## EXERCISE DIRECTIONS
Leave out the pictures and set down exactly the lines from the start of the listing through the one with "from matplotlib.patches import Rectangle", both included.

== SUPPLIED RECORDS ==

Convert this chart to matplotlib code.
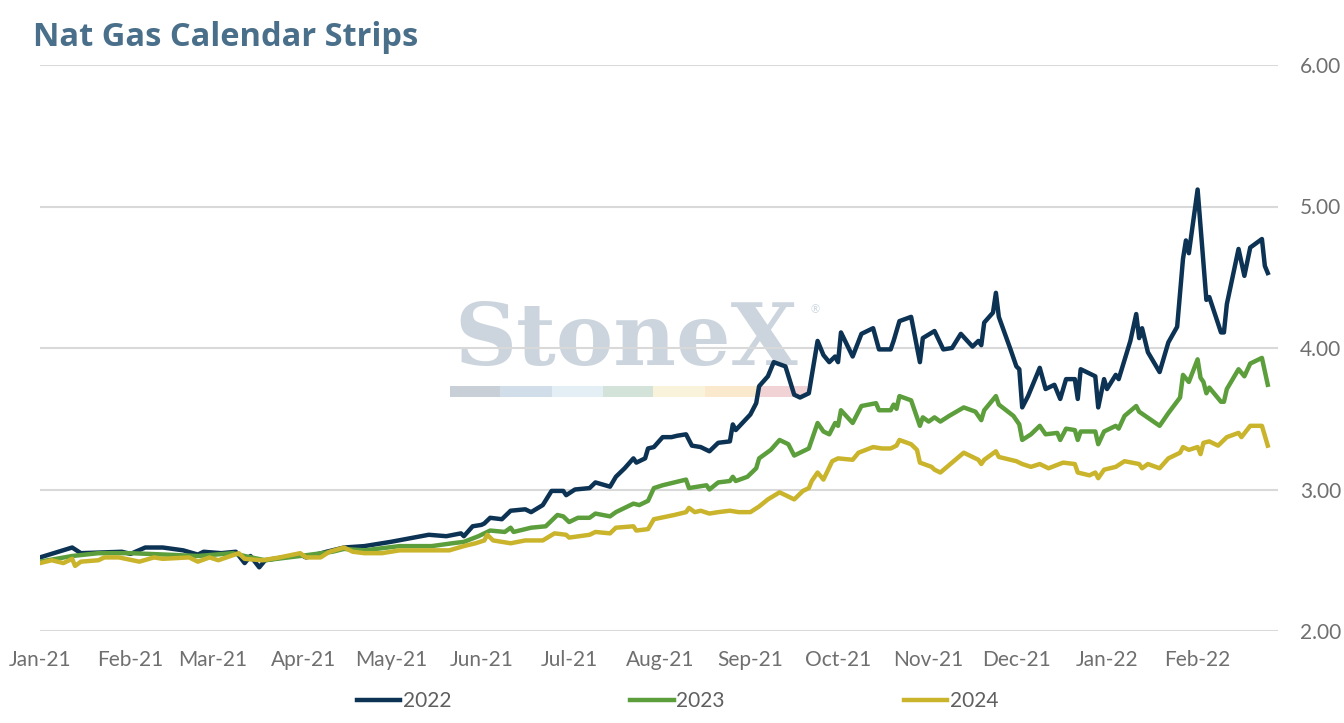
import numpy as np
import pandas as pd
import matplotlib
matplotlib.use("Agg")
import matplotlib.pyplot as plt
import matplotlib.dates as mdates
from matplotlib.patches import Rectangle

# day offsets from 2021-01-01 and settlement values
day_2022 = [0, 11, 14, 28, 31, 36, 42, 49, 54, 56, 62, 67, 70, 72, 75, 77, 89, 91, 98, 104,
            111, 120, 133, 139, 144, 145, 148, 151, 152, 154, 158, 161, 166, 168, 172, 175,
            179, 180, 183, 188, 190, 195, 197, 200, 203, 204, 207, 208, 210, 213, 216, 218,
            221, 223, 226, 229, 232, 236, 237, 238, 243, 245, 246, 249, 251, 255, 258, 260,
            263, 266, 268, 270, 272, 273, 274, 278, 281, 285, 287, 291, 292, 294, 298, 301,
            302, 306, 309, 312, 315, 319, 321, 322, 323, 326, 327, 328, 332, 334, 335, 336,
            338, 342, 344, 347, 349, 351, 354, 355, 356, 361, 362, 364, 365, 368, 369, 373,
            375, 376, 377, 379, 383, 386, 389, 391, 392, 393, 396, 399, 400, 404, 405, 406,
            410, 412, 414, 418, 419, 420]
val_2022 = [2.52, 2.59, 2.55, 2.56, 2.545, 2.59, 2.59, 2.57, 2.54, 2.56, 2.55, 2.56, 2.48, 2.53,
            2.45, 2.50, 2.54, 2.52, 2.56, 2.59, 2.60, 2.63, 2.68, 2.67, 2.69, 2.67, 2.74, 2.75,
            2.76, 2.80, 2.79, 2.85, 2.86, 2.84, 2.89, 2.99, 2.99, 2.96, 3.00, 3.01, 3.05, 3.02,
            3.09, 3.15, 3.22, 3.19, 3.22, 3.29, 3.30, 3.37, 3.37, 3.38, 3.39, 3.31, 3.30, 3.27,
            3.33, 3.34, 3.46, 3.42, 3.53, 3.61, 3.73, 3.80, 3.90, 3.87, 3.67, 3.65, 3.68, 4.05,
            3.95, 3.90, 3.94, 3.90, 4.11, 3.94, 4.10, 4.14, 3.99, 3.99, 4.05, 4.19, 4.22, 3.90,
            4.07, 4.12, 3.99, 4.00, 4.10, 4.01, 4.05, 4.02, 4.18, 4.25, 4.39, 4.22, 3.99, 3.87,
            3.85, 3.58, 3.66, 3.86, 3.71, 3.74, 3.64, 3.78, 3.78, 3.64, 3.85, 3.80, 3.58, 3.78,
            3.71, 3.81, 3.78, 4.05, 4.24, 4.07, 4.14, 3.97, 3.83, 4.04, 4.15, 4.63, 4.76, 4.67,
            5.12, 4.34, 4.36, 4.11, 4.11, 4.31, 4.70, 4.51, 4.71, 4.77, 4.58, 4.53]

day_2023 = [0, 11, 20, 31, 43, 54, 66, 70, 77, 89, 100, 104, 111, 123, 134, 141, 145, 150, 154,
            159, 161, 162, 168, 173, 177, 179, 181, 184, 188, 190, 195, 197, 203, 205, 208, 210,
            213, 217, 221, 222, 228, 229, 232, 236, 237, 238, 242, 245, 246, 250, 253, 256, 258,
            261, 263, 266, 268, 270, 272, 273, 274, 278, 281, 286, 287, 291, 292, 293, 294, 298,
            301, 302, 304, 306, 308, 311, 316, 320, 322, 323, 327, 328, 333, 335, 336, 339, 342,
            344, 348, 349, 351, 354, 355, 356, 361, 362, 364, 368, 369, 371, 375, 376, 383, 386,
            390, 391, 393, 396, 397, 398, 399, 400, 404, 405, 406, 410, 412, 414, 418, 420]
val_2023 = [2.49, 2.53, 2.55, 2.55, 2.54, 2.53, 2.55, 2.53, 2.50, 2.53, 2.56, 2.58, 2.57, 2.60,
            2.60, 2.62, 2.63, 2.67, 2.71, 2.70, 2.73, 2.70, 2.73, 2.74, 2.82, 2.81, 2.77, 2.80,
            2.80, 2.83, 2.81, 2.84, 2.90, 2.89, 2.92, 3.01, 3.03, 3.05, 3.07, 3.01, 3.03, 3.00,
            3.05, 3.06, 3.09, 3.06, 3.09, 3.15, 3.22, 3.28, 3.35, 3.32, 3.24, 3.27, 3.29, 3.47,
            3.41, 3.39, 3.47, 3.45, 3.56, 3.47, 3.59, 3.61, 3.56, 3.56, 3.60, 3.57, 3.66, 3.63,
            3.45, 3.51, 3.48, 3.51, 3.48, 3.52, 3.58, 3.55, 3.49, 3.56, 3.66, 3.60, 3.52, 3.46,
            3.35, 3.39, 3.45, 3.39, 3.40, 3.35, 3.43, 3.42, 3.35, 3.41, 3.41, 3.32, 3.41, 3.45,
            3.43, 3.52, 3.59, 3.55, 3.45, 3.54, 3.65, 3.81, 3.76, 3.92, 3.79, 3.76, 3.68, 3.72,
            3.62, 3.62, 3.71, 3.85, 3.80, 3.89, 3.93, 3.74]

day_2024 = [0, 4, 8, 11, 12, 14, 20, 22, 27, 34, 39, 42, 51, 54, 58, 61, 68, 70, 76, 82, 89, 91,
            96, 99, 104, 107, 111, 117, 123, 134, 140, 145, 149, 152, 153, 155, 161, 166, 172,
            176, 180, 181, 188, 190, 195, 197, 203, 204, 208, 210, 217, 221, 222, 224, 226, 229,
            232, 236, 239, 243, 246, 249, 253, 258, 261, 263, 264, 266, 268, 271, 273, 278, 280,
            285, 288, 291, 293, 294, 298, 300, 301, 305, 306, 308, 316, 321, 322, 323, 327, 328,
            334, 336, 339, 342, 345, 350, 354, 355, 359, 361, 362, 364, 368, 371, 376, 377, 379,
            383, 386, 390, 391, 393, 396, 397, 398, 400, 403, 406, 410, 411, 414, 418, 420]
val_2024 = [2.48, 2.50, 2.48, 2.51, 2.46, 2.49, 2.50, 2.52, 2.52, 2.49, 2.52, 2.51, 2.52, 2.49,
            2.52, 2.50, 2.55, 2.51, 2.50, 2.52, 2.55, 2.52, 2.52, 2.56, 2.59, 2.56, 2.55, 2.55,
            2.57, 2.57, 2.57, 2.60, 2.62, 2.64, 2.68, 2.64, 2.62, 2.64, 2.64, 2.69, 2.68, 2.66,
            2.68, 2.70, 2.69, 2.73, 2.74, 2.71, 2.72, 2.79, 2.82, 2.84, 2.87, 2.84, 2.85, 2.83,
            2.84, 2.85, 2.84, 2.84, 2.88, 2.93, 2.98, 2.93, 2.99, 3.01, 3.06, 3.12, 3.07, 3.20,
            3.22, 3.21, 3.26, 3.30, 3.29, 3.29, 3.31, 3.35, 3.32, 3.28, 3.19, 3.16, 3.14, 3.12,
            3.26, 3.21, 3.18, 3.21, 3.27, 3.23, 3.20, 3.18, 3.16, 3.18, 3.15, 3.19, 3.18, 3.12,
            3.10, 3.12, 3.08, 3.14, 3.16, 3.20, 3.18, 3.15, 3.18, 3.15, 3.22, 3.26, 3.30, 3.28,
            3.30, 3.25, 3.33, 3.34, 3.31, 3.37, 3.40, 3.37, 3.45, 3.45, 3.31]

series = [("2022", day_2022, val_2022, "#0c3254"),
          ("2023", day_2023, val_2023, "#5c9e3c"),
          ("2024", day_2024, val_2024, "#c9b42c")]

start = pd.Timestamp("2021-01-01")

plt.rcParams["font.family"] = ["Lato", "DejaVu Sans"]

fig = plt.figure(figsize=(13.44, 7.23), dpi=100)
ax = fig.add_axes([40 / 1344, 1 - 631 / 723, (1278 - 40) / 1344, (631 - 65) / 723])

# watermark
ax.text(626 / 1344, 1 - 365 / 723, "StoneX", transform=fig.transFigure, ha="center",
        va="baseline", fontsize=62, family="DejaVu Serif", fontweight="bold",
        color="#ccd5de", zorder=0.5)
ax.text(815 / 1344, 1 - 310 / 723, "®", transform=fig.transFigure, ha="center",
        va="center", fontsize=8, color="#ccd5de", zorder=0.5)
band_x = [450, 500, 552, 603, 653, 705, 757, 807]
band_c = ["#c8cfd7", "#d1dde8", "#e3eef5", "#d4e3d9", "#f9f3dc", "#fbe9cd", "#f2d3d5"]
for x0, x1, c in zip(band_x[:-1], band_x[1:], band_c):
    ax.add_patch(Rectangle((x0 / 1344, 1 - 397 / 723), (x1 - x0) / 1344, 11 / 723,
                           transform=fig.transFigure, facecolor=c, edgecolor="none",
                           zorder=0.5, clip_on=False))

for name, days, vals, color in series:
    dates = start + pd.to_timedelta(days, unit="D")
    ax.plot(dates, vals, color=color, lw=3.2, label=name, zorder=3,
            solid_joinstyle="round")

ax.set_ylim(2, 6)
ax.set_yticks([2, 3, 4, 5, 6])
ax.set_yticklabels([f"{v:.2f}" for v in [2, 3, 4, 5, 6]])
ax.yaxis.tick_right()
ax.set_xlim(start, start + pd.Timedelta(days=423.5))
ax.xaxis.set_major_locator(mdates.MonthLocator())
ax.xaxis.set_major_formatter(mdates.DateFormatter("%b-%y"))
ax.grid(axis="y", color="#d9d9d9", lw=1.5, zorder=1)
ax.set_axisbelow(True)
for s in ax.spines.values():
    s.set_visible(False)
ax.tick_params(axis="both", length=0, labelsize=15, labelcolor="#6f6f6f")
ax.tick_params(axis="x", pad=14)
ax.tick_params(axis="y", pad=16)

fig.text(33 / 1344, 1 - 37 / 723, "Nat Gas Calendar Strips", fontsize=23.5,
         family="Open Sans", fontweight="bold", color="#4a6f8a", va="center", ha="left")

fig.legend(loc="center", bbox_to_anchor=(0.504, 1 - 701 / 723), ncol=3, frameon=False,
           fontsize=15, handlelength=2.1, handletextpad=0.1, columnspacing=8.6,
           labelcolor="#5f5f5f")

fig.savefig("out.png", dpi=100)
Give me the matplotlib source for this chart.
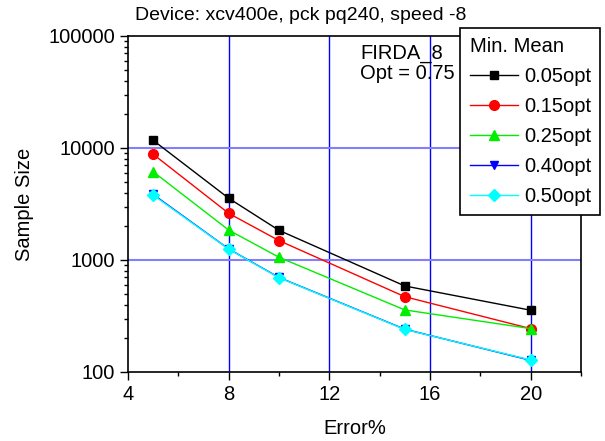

===

## FINISHED TASK
Convert this chart to matplotlib code.
import numpy as np
import pandas as pd
import matplotlib
matplotlib.use("Agg")
import matplotlib.pyplot as plt
import matplotlib.dates as mdates
from matplotlib.patches import Rectangle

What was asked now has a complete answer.